"Car Wash" test with 53 models
a day ago
- #Model Reliability
- #AI Benchmark
- #Reasoning Test
- The 'car wash test' is a simple reasoning benchmark where most AI models fail to answer correctly.
- The question is: 'I want to wash my car. The car wash is 50 meters away. Should I walk or drive?' The correct answer is 'drive' because the car needs to be at the car wash.
- In a single-run test, only 11 out of 53 models answered correctly, with 42 models incorrectly choosing 'walk'.
- Models that passed the test include Claude Opus 4.6, Gemini 3 models, GPT-5, Grok-4, and a few others.
- In a 10-run consistency test, only 5 models (Claude Opus 4.6, Gemini 2.0 Flash Lite, Gemini 3 Flash, Gemini 3 Pro, Grok-4) answered correctly every time.
- GPT-5 failed 3 out of 10 times, showing inconsistency in reasoning.

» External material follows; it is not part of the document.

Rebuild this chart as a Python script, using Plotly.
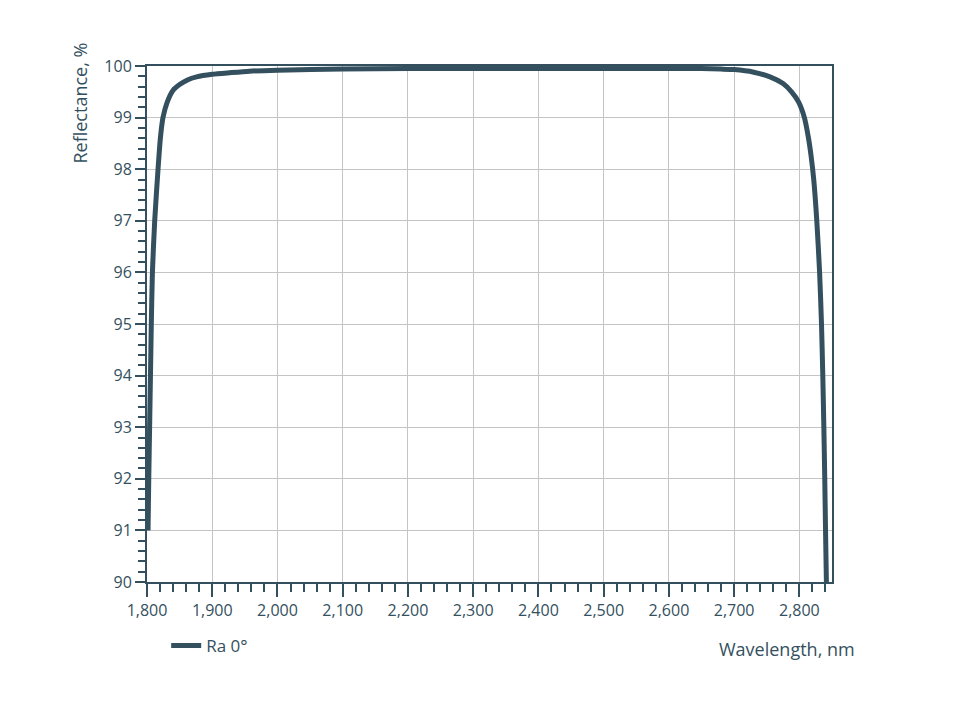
import plotly.graph_objects as go

# Reflectance curve
wavelength_nm = [
    1801.6, 1802.7, 1804.0, 1805.3, 1806.6, 1808.3, 1811.8, 1816.9, 1820.5,
    1824.5, 1831.0, 1840.0, 1850.0, 1862.0, 1876.0, 1900.0, 1927.0, 1957.0,
    2000.0, 2100.0, 2200.0, 2300.0, 2400.0, 2500.0, 2600.0, 2650.0, 2680.0,
    2700.0, 2730.0, 2755.0, 2775.0, 2788.0, 2798.5, 2807.7, 2814.0, 2818.0,
    2822.0, 2826.7, 2831.0, 2833.9, 2835.9, 2837.5, 2838.9, 2840.1, 2841.4,
]
reflectance_pct = [
    91.0, 92.0, 93.0, 94.0, 95.0, 96.0, 97.0, 98.0, 98.6,
    99.0, 99.3, 99.53, 99.64, 99.73, 99.79, 99.84, 99.87, 99.9,
    99.92, 99.94, 99.95, 99.95, 99.95, 99.95, 99.95, 99.95, 99.94,
    99.93, 99.88, 99.79, 99.66, 99.5, 99.31, 99.0, 98.6, 98.25,
    97.8, 97.0, 96.0, 95.0, 94.0, 93.0, 92.0, 91.0, 90.0,
]

x_ticks = [1800, 1900, 2000, 2100, 2200, 2300, 2400, 2500, 2600, 2700, 2800]
x_tick_labels = ["1,800", "1,900", "2,000", "2,100", "2,200", "2,300",
                 "2,400", "2,500", "2,600", "2,700", "2,800"]
y_ticks = [90, 91, 92, 93, 94, 95, 96, 97, 98, 99, 100]

INK = "#34505e"
GRID = "#c4c4c4"
FONT = "Open Sans"

fig = go.Figure()
fig.add_trace(
    go.Scatter(
        x=wavelength_nm,
        y=reflectance_pct,
        mode="lines",
        name="Ra 0°",
        line={"color": INK, "width": 5, "shape": "spline", "smoothing": 0.6},
    )
)

axis_common = {
    "showline": True,
    "linecolor": INK,
    "linewidth": 2,
    "mirror": True,
    "showgrid": True,
    "gridcolor": GRID,
    "gridwidth": 1,
    "zeroline": False,
    "ticks": "outside",
    "tickcolor": INK,
    "tickwidth": 2,
    "tickfont": {"family": FONT, "size": 16, "color": INK},
}

fig.update_xaxes(
    range=[1800, 2850],
    tickvals=x_ticks,
    ticktext=x_tick_labels,
    ticklen=13,
    minor={"dtick": 20, "ticks": "outside", "ticklen": 8, "tickcolor": INK,
           "tickwidth": 2, "showgrid": False},
    **axis_common,
)
fig.update_yaxes(
    range=[90, 100],
    tickvals=y_ticks,
    ticklen=10,
    minor={"dtick": 0.2, "ticks": "outside", "ticklen": 7, "tickcolor": INK,
           "tickwidth": 2, "showgrid": False},
    **axis_common,
)

fig.add_annotation(
    text="Reflectance, %", xref="paper", yref="paper", x=-0.098, y=1.05,
    xanchor="center", yanchor="top", textangle=-90, showarrow=False,
    font={"family": FONT, "size": 18, "color": INK},
)
fig.add_annotation(
    text="Wavelength, nm", xref="paper", yref="paper", x=1.036, y=-0.103,
    xanchor="right", yanchor="top", showarrow=False,
    font={"family": FONT, "size": 18, "color": INK},
)

fig.update_layout(
    width=964,
    height=702,
    margin={"l": 139, "r": 140, "t": 58, "b": 128},
    plot_bgcolor="#ffffff",
    paper_bgcolor="#ffffff",
    showlegend=True,
    legend={
        "x": 0.028, "y": -0.089, "xanchor": "left", "yanchor": "top",
        "font": {"family": FONT, "size": 17, "color": INK},
        "bgcolor": "rgba(0,0,0,0)",
    },
)

fig.write_html("out.html")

- 33 models never answered correctly in the 10-run test, including all Llama and Mistral models.
- A human baseline test with 10,000 participants showed 71.5% chose 'drive', outperforming most AI models.
- The test highlights AI's reliability problem in production, where models often rely on heuristics ('short distance = walk') instead of contextual reasoning.
- Context engineering can help improve model performance by providing structured examples and domain-specific reasoning.